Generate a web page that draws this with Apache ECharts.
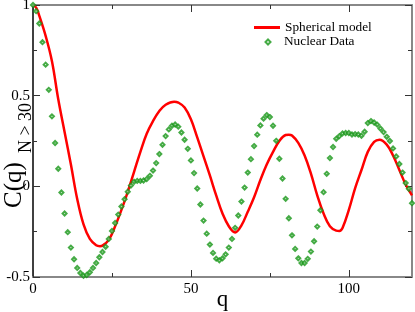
<!DOCTYPE html>
<html>
<head>
<meta charset="utf-8">
<script src="https://cdn.jsdelivr.net/npm/echarts@6/dist/echarts.min.js"></script>
<style>html,body{margin:0;padding:0;background:#fff}#c{width:415px;height:312px}</style>
</head>
<body>
<div id="c"></div>
<script>
// Spherical model curve: [q, C(q)]
const sphericalModel = [
  [0,1.0],[1,0.985],[2,0.94],[4,0.83],[6,0.69],[8,0.48],[10,0.30],[12,0.12],[14,-0.07],[16,-0.21],
  [18,-0.29],[20,-0.325],[21.2,-0.33],[22,-0.327],[24,-0.295],[26,-0.22],[28,-0.13],[30,-0.03],[32,0.08],
  [34,0.19],[36,0.29],[38,0.36],[40,0.415],[42,0.45],[44.7,0.467],[46,0.462],[48,0.435],[50,0.37],
  [52,0.27],[54,0.165],[56,0.06],[58,-0.05],[60,-0.15],[62,-0.22],[64,-0.254],[66,-0.215],[68,-0.14],
  [70,-0.06],[72,0.035],[74,0.12],[76,0.19],[78,0.25],[80,0.283],[81,0.285],[82,0.28],[84,0.24],
  [86,0.17],[88,0.07],[90,-0.05],[92,-0.15],[94,-0.22],[96,-0.244],[97,-0.246],[98,-0.23],[100,-0.13],
  [102,-0.01],[104,0.09],[106,0.19],[108,0.245],[109.7,0.257],[112,0.23],[114,0.17],[116,0.09],
  [118,0.01],[120,-0.05]
];
// Nuclear data, q = 0..120
const nuclearQ = Array.from({length:121}, (_, i) => i);
const nuclearC = [
  1.0,0.966,0.898,0.795,0.671,0.532,0.386,0.239,0.097,-0.034,
  -0.150,-0.253,-0.338,-0.402,-0.450,-0.478,-0.493,-0.489,-0.474,-0.450,
  -0.423,-0.391,-0.362,-0.333,-0.290,-0.246,-0.202,-0.156,-0.111,-0.071,
  -0.030,0.004,0.025,0.030,0.030,0.032,0.040,0.058,0.087,0.128,
  0.178,0.229,0.277,0.314,0.334,0.341,0.329,0.297,0.257,0.207,
  0.143,0.073,-0.012,-0.100,-0.189,-0.261,-0.321,-0.367,-0.399,-0.408,
  -0.397,-0.375,-0.338,-0.290,-0.229,-0.161,-0.084,-0.007,0.076,0.150,
  0.222,0.285,0.336,0.373,0.393,0.382,0.334,0.251,0.152,0.043,
  -0.069,-0.176,-0.270,-0.345,-0.397,-0.423,-0.423,-0.400,-0.360,-0.303,
  -0.222,-0.132,-0.032,0.069,0.156,0.217,0.262,0.277,0.292,0.294,
  0.294,0.286,0.288,0.286,0.279,0.301,0.349,0.360,0.352,0.340,
  0.319,0.299,0.273,0.250,0.209,0.165,0.123,0.076,0.018,-0.014,
  -0.093
];
const xMajorTicks = [0, 50, 100];
const xMinorTicks = [25, 75];
const yTicks = [-0.5, 0, 0.5, 1];

const serif = 'Liberation Serif';
const green = '#169616';
const chart = echarts.init(document.getElementById('c'), null, {renderer:'canvas'});

function xAx(pos, ticks, len, line, labels) {
  return {
    type:'value', min:0, max:120, position:pos,
    axisLine:{show:line, onZero:false, lineStyle:{color:'#888', width:2}},
    axisTick:{show:true, inside:true, length:len, customValues:ticks, lineStyle:{color:'#333', width:1}},
    axisLabel:{show:labels, customValues:ticks, fontSize:15, fontFamily:serif, color:'#000', margin:5},
    splitLine:{show:false}
  };
}
const xAxes = [
  Object.assign(xAx('bottom', xMajorTicks, 7, true, true), {
    name:'q', nameLocation:'middle', nameGap:11, nameMoveOverlap:false,
    nameTextStyle:{fontSize:23, fontFamily:serif, color:'#000'}
  }),
  xAx('bottom', xMinorTicks, 4, false, false),
  xAx('top', xMajorTicks, 7, true, false),
  xAx('top', xMinorTicks, 4, false, false)
];
function yAx(pos, labels, color, width) {
  return {
    type:'value', min:-0.5, max:1, interval:0.5, position:pos,
    axisLine:{show:true, onZero:false, lineStyle:{color:color, width:width}},
    axisTick:{show:true, inside:true, length:7, lineStyle:{color:'#333', width:1}},
    minorTick:{show:true, splitNumber:2, length:4, lineStyle:{color:'#333', width:1}},
    axisLabel:{show:labels, customValues:yTicks, fontSize:15, fontFamily:serif, color:'#000', margin:3},
    splitLine:{show:false}
  };
}

chart.setOption({
  animation:false,
  backgroundColor:'#fff',
  grid:{left:33, top:5, right:3, bottom:35, containLabel:false, outerBoundsMode:'none'},
  xAxis:xAxes,
  yAxis:[yAx('left', true, '#000', 1.5), yAx('right', false, '#888', 2)],
  legend:[
    {data:[{name:'Spherical model', icon:'rect'}], orient:'vertical', left:254, top:21, padding:0,
     itemWidth:26, itemHeight:3, itemGap:0, textStyle:{fontFamily:serif, fontSize:13.3, color:'#000'}},
    {data:[{name:'Nuclear Data', icon:'emptyDiamond'}], orient:'vertical', left:264.5, top:35.5, padding:0,
     itemWidth:5, itemHeight:5, itemGap:0, itemStyle:{borderWidth:1.5},
     textStyle:{fontFamily:serif, fontSize:13.3, color:'#000', padding:[0,0,0,8.5]}}
  ],
  graphic:[
    {type:'text', x:14, y:185, rotation:Math.PI/2,
     style:{text:'C(q)', font:'25px "Liberation Serif"', fill:'#000', textAlign:'center', textVerticalAlign:'middle'}},
    {type:'text', x:26, y:128, rotation:Math.PI/2,
     style:{text:'N > 30', font:'18px "Liberation Serif"', fill:'#000', textAlign:'center', textVerticalAlign:'middle'}}
  ],
  series:[
    {name:'Spherical model', type:'line', xAxisIndex:0, yAxisIndex:0, data:sphericalModel,
     smooth:0.4, symbol:'none', lineStyle:{color:'#ff0000', width:2.5}, itemStyle:{color:'#ff0000'}, z:2},
    {name:'Nuclear Data', type:'scatter', xAxisIndex:0, yAxisIndex:0,
     data:nuclearQ.map((q, i) => [q, nuclearC[i]]),
     symbol:'emptyDiamond', symbolSize:4, itemStyle:{color:green, borderColor:green, borderWidth:1.5}, z:3}
  ]
});
</script>
</body>
</html>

|---|

■ **TASK TO COMPLETE**
Transcribe the full listing character for character. Pictures are excluded.

■ **RESPONSE TO THE EXERCISE**
Generate a web page that draws this with Apache ECharts.
<!DOCTYPE html>
<html>
<head>
<meta charset="utf-8">
<script src="https://cdn.jsdelivr.net/npm/echarts@6/dist/echarts.min.js"></script>
<style>html,body{margin:0;padding:0;background:#fff}#c{width:415px;height:312px}</style>
</head>
<body>
<div id="c"></div>
<script>
// Spherical model curve: [q, C(q)]
const sphericalModel = [
  [0,1.0],[1,0.985],[2,0.94],[4,0.83],[6,0.69],[8,0.48],[10,0.30],[12,0.12],[14,-0.07],[16,-0.21],
  [18,-0.29],[20,-0.325],[21.2,-0.33],[22,-0.327],[24,-0.295],[26,-0.22],[28,-0.13],[30,-0.03],[32,0.08],
  [34,0.19],[36,0.29],[38,0.36],[40,0.415],[42,0.45],[44.7,0.467],[46,0.462],[48,0.435],[50,0.37],
  [52,0.27],[54,0.165],[56,0.06],[58,-0.05],[60,-0.15],[62,-0.22],[64,-0.254],[66,-0.215],[68,-0.14],
  [70,-0.06],[72,0.035],[74,0.12],[76,0.19],[78,0.25],[80,0.283],[81,0.285],[82,0.28],[84,0.24],
  [86,0.17],[88,0.07],[90,-0.05],[92,-0.15],[94,-0.22],[96,-0.244],[97,-0.246],[98,-0.23],[100,-0.13],
  [102,-0.01],[104,0.09],[106,0.19],[108,0.245],[109.7,0.257],[112,0.23],[114,0.17],[116,0.09],
  [118,0.01],[120,-0.05]
];
// Nuclear data, q = 0..120
const nuclearQ = Array.from({length:121}, (_, i) => i);
const nuclearC = [
  1.0,0.966,0.898,0.795,0.671,0.532,0.386,0.239,0.097,-0.034,
  -0.150,-0.253,-0.338,-0.402,-0.450,-0.478,-0.493,-0.489,-0.474,-0.450,
  -0.423,-0.391,-0.362,-0.333,-0.290,-0.246,-0.202,-0.156,-0.111,-0.071,
  -0.030,0.004,0.025,0.030,0.030,0.032,0.040,0.058,0.087,0.128,
  0.178,0.229,0.277,0.314,0.334,0.341,0.329,0.297,0.257,0.207,
  0.143,0.073,-0.012,-0.100,-0.189,-0.261,-0.321,-0.367,-0.399,-0.408,
  -0.397,-0.375,-0.338,-0.290,-0.229,-0.161,-0.084,-0.007,0.076,0.150,
  0.222,0.285,0.336,0.373,0.393,0.382,0.334,0.251,0.152,0.043,
  -0.069,-0.176,-0.270,-0.345,-0.397,-0.423,-0.423,-0.400,-0.360,-0.303,
  -0.222,-0.132,-0.032,0.069,0.156,0.217,0.262,0.277,0.292,0.294,
  0.294,0.286,0.288,0.286,0.279,0.301,0.349,0.360,0.352,0.340,
  0.319,0.299,0.273,0.250,0.209,0.165,0.123,0.076,0.018,-0.014,
  -0.093
];
const xMajorTicks = [0, 50, 100];
const xMinorTicks = [25, 75];
const yTicks = [-0.5, 0, 0.5, 1];

const serif = 'Liberation Serif';
const green = '#169616';
const chart = echarts.init(document.getElementById('c'), null, {renderer:'canvas'});

function xAx(pos, ticks, len, line, labels) {
  return {
    type:'value', min:0, max:120, position:pos,
    axisLine:{show:line, onZero:false, lineStyle:{color:'#888', width:2}},
    axisTick:{show:true, inside:true, length:len, customValues:ticks, lineStyle:{color:'#333', width:1}},
    axisLabel:{show:labels, customValues:ticks, fontSize:15, fontFamily:serif, color:'#000', margin:5},
    splitLine:{show:false}
  };
}
const xAxes = [
  Object.assign(xAx('bottom', xMajorTicks, 7, true, true), {
    name:'q', nameLocation:'middle', nameGap:11, nameMoveOverlap:false,
    nameTextStyle:{fontSize:23, fontFamily:serif, color:'#000'}
  }),
  xAx('bottom', xMinorTicks, 4, false, false),
  xAx('top', xMajorTicks, 7, true, false),
  xAx('top', xMinorTicks, 4, false, false)
];
function yAx(pos, labels, color, width) {
  return {
    type:'value', min:-0.5, max:1, interval:0.5, position:pos,
    axisLine:{show:true, onZero:false, lineStyle:{color:color, width:width}},
    axisTick:{show:true, inside:true, length:7, lineStyle:{color:'#333', width:1}},
    minorTick:{show:true, splitNumber:2, length:4, lineStyle:{color:'#333', width:1}},
    axisLabel:{show:labels, customValues:yTicks, fontSize:15, fontFamily:serif, color:'#000', margin:3},
    splitLine:{show:false}
  };
}

chart.setOption({
  animation:false,
  backgroundColor:'#fff',
  grid:{left:33, top:5, right:3, bottom:35, containLabel:false, outerBoundsMode:'none'},
  xAxis:xAxes,
  yAxis:[yAx('left', true, '#000', 1.5), yAx('right', false, '#888', 2)],
  legend:[
    {data:[{name:'Spherical model', icon:'rect'}], orient:'vertical', left:254, top:21, padding:0,
     itemWidth:26, itemHeight:3, itemGap:0, textStyle:{fontFamily:serif, fontSize:13.3, color:'#000'}},
    {data:[{name:'Nuclear Data', icon:'emptyDiamond'}], orient:'vertical', left:264.5, top:35.5, padding:0,
     itemWidth:5, itemHeight:5, itemGap:0, itemStyle:{borderWidth:1.5},
     textStyle:{fontFamily:serif, fontSize:13.3, color:'#000', padding:[0,0,0,8.5]}}
  ],
  graphic:[
    {type:'text', x:14, y:185, rotation:Math.PI/2,
     style:{text:'C(q)', font:'25px "Liberation Serif"', fill:'#000', textAlign:'center', textVerticalAlign:'middle'}},
    {type:'text', x:26, y:128, rotation:Math.PI/2,
     style:{text:'N > 30', font:'18px "Liberation Serif"', fill:'#000', textAlign:'center', textVerticalAlign:'middle'}}
  ],
  series:[
    {name:'Spherical model', type:'line', xAxisIndex:0, yAxisIndex:0, data:sphericalModel,
     smooth:0.4, symbol:'none', lineStyle:{color:'#ff0000', width:2.5}, itemStyle:{color:'#ff0000'}, z:2},
    {name:'Nuclear Data', type:'scatter', xAxisIndex:0, yAxisIndex:0,
     data:nuclearQ.map((q, i) => [q, nuclearC[i]]),
     symbol:'emptyDiamond', symbolSize:4, itemStyle:{color:green, borderColor:green, borderWidth:1.5}, z:3}
  ]
});
</script>
</body>
</html>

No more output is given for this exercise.